Vier jaar geleden lagen de cijfers net omgekeerd en was er dus een licht overwicht van mannen binnen de magistratuur. Het huidige overwicht aan vrouwen komt het best tot uiting bij de zetels van de rechtbanken van eerste aanleg en de arbeidsrechtbanken, met respectievelijk 60 en 63 procent vrouwen. Bij de hoven van beroep is de verdeling van de zetels vandaag zo goed als gelijk, terwijl vrouwelijke magistraten daar vier jaar geleden slechts 40 procent van de dienst uitmaakten. Bij de arbeidshoven is het percentage intussen ook toegenomen van 33 naar 40 procent.

Mannenbastions

Op het hoogste niveau wijzigde de verhouding nauwelijks: bij het Hof van Cassatie is nog steeds 85 procent van de magistraten mannelijk. Ook de laagste rechtscolleges, de vredegerechten en politierechtbanken, blijven mannenbastions.
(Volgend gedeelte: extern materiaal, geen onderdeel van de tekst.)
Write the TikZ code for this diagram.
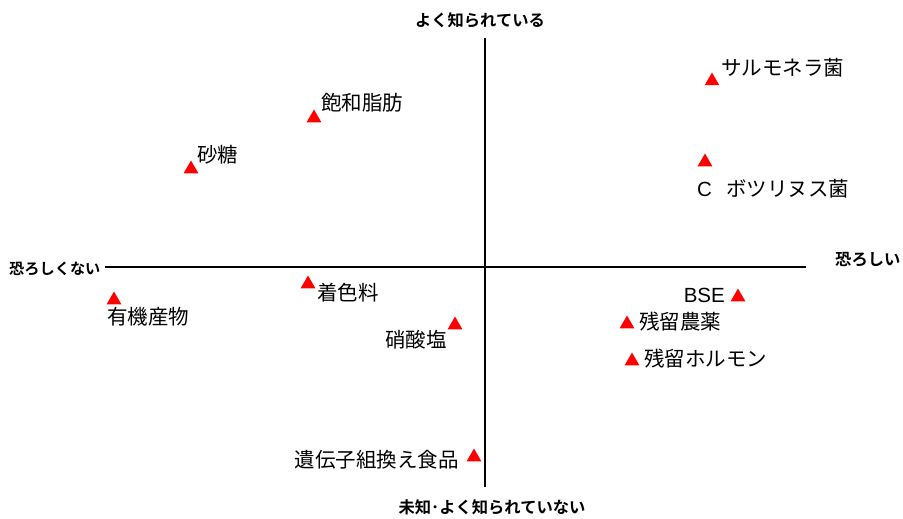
\documentclass[tikz,border=0pt]{standalone}
\usepackage{fontspec}
\usetikzlibrary{shapes.geometric}
\newfontfamily\jpfont{Noto Sans CJK JP}
\newfontfamily\jpbold{Noto Sans CJK JP Bold}
\newfontfamily\latfont{Liberation Sans}
\begin{document}
\begin{tikzpicture}[x=1pt,y=-1pt,
  tri/.style={regular polygon,regular polygon sides=3,fill=red,draw=none,minimum size=17pt,inner sep=0pt,yshift=-2pt},
  lbl/.style={inner sep=0pt,font=\jpfont\fontsize{20.5}{20.5}\selectfont},
  axlbl/.style={inner sep=0pt,font=\jpbold\fontsize{16.3}{16.3}\selectfont},
  axis/.style={line width=2.2pt,black}]
\useasboundingbox (0,0) rectangle (903,519);
\coordinate (L) at (105,267);
\coordinate (R) at (806,267);
\coordinate (T) at (485,38);
\coordinate (B) at (485,487);
\draw[axis] (L) -- (R);
\draw[axis] (T) -- (B);
\node[axlbl] (top) at (480,20) {よく知られている};
\node[axlbl] (bot) at (492,507) {未知{\fontsize{16.3}{16.3}\selectfont ･}よく知られていない};
\node[axlbl,anchor=west,font=\jpbold\fontsize{15.2}{15.2}\selectfont] (left) at (9,269) {恐ろしくない};
\node[axlbl,anchor=west] (right) at (835,260) {恐ろしい};

\node[tri] (t1) at (712,79) {};
\node[lbl,anchor=west] (l1) at (721,68) {サルモネラ菌};
\node[tri] (t2) at (705,160) {};
\node[lbl,anchor=west] (l2) at (697,189) {{\latfont C}\hspace{14pt}ボツリヌス菌};
\node[tri] (t3) at (314,116) {};
\node[lbl,anchor=west] (l3) at (321,103) {飽和脂肪};
\node[tri] (t4) at (191,167) {};
\node[lbl,anchor=west] (l4) at (197,155) {砂糖};
\node[tri] (t5) at (114,298) {};
\node[lbl,anchor=west] (l5) at (107,317) {有機産物};
\node[tri] (t6) at (308,282) {};
\node[lbl,anchor=west] (l6) at (317,293) {着色料};
\node[tri] (t7) at (455,323) {};
\node[lbl,anchor=west] (l7) at (385,340) {硝酸塩};
\node[tri] (t8) at (738,295) {};
\node[lbl,anchor=east] (l8) at (725,295) {\latfont BSE};
\node[tri] (t9) at (627,322) {};
\node[lbl,anchor=west] (l9) at (639,322) {残留農薬};
\node[tri] (t10) at (632,359) {};
\node[lbl,anchor=west] (l10) at (644,359) {残留ホルモン};
\node[tri] (t11) at (474,455) {};
\node[lbl,anchor=east] (l11) at (459,460) {遺伝子組換え食品};
\end{tikzpicture}
\end{document}
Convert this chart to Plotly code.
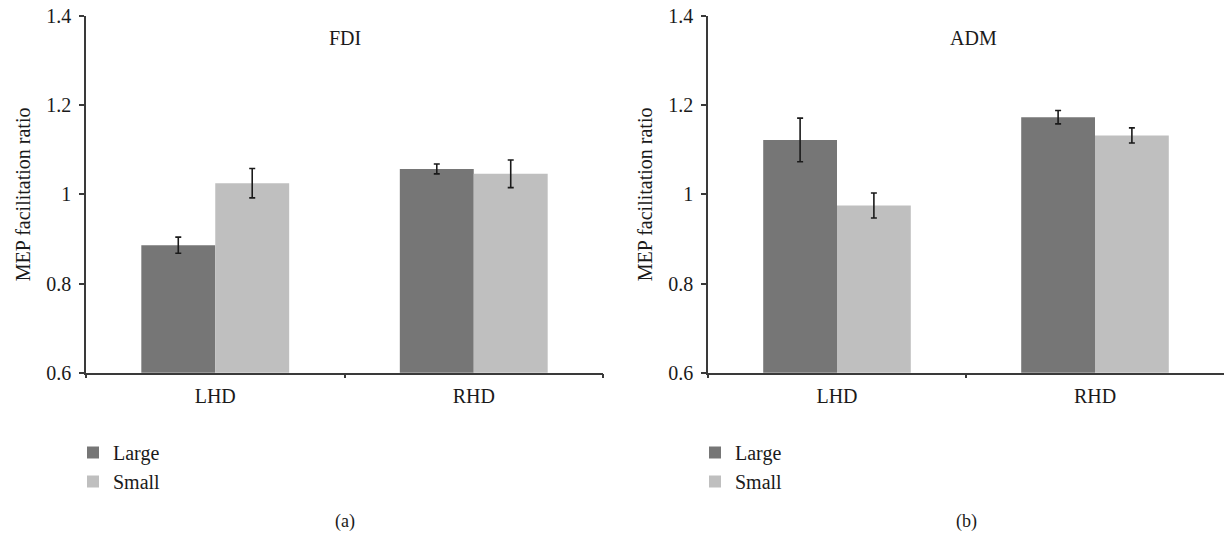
import plotly.graph_objects as go

categories = ["LHD", "RHD"]
fdi_large = [0.886, 1.057]
fdi_large_err = [0.018, 0.011]
fdi_small = [1.025, 1.046]
fdi_small_err = [0.033, 0.031]
adm_large = [1.122, 1.173]
adm_large_err = [0.049, 0.015]
adm_small = [0.975, 1.132]
adm_small_err = [0.028, 0.017]
y_ticks = [0.6, 0.8, 1.0, 1.2, 1.4]
y_tick_labels = ["0.6", "0.8", "1", "1.2", "1.4"]

DARK = "#767676"
LIGHT = "#bfbfbf"
FONT = "Liberation Serif"
TXT = "#1a1a1a"
W, H = 1225, 533

fig = go.Figure()

def err(vals):
    return dict(type="data", array=vals, visible=True, color=TXT, thickness=1.6, width=3)

fig.add_trace(go.Bar(x=categories, y=fdi_large, error_y=err(fdi_large_err), name="Large",
                     marker=dict(color=DARK, line=dict(width=0)), xaxis="x", yaxis="y", legend="legend"))
fig.add_trace(go.Bar(x=categories, y=fdi_small, error_y=err(fdi_small_err), name="Small",
                     marker=dict(color=LIGHT, line=dict(width=0)), xaxis="x", yaxis="y", legend="legend"))
fig.add_trace(go.Bar(x=categories, y=adm_large, error_y=err(adm_large_err), name="Large",
                     marker=dict(color=DARK, line=dict(width=0)), xaxis="x2", yaxis="y2", legend="legend2"))
fig.add_trace(go.Bar(x=categories, y=adm_small, error_y=err(adm_small_err), name="Small",
                     marker=dict(color=LIGHT, line=dict(width=0)), xaxis="x2", yaxis="y2", legend="legend2"))

ydom = [1 - 372.7 / H, 1 - 16 / H]
xd1 = [86 / W, 603 / W]
xd2 = [708 / W, 1224 / W]

xcommon = dict(type="category", showline=True, linecolor="#3a3a3a", linewidth=1.5,
               ticks="outside", ticklen=4, tickcolor="#3a3a3a", tickwidth=1.5,
               tickson="boundaries", showgrid=False, zeroline=False, ticklabelstandoff=5,
               tickfont=dict(family=FONT, size=20, color=TXT), automargin=False,
               range=[-0.5, 1.5], fixedrange=True)
ycommon = dict(range=[0.6, 1.4], tickvals=y_ticks, ticktext=y_tick_labels,
               showline=True, linecolor="#3a3a3a", linewidth=1.5,
               ticks="outside", ticklen=5, tickcolor="#3a3a3a", tickwidth=1.5,
               showgrid=False, zeroline=False, ticklabelstandoff=4,
               tickfont=dict(family=FONT, size=20, color=TXT), automargin=False,
               title=dict(text="MEP facilitation ratio", font=dict(family=FONT, size=20, color=TXT), standoff=10))

legcommon = dict(font=dict(family=FONT, size=20, color=TXT), bgcolor="rgba(0,0,0,0)",
                 orientation="v", tracegroupgap=0, itemwidth=30, xanchor="left", yanchor="top")

fig.update_layout(
    width=W, height=H,
    margin=dict(l=0, r=0, t=0, b=0),
    paper_bgcolor="white", plot_bgcolor="white",
    barmode="group", bargap=0.428, bargroupgap=0,
    xaxis=dict(domain=xd1, anchor="y", **xcommon),
    yaxis=dict(domain=ydom, anchor="x", **ycommon),
    xaxis2=dict(domain=xd2, anchor="y2", **xcommon),
    yaxis2=dict(domain=ydom, anchor="x2", **ycommon),
    legend=dict(x=73 / W, y=1 - 433 / H, **legcommon),
    legend2=dict(x=695 / W, y=1 - 433 / H, **legcommon),
    annotations=[
        dict(text="FDI", x=0.5, y=1 - 38 / H, xref="x domain", yref="paper", showarrow=False,
             xanchor="center", yanchor="middle", font=dict(family=FONT, size=20, color=TXT)),
        dict(text="ADM", x=0.515, y=1 - 38 / H, xref="x2 domain", yref="paper", showarrow=False,
             xanchor="center", yanchor="middle", font=dict(family=FONT, size=20, color=TXT)),
        dict(text="(a)", x=0.5, y=1 - 521 / H, xref="x domain", yref="paper", showarrow=False,
             xanchor="center", yanchor="middle", font=dict(family=FONT, size=18, color=TXT)),
        dict(text="(b)", x=0.5, y=1 - 521 / H, xref="x2 domain", yref="paper", showarrow=False,
             xanchor="center", yanchor="middle", font=dict(family=FONT, size=18, color=TXT)),
    ],
)

fig.write_html("out.html", config={"displayModeBar": False},
               post_script="document.body.style.margin='0';document.body.style.overflow='hidden';")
In beide rechtbanktypes wordt de zetel in maar één op de drie gevallen bezet door een vrouw. “De oude generatie is nog mannelijk, maar te vermoeden valt dat ook hier langzamerhand de vervrouwelijking haar intrede zal doen”, besluit Van Vaerenbergh.

Tot slot blijkt het totale aantal magistraten de afgelopen vier jaar te zijn toegenomen, ondanks alle onheilsberichten.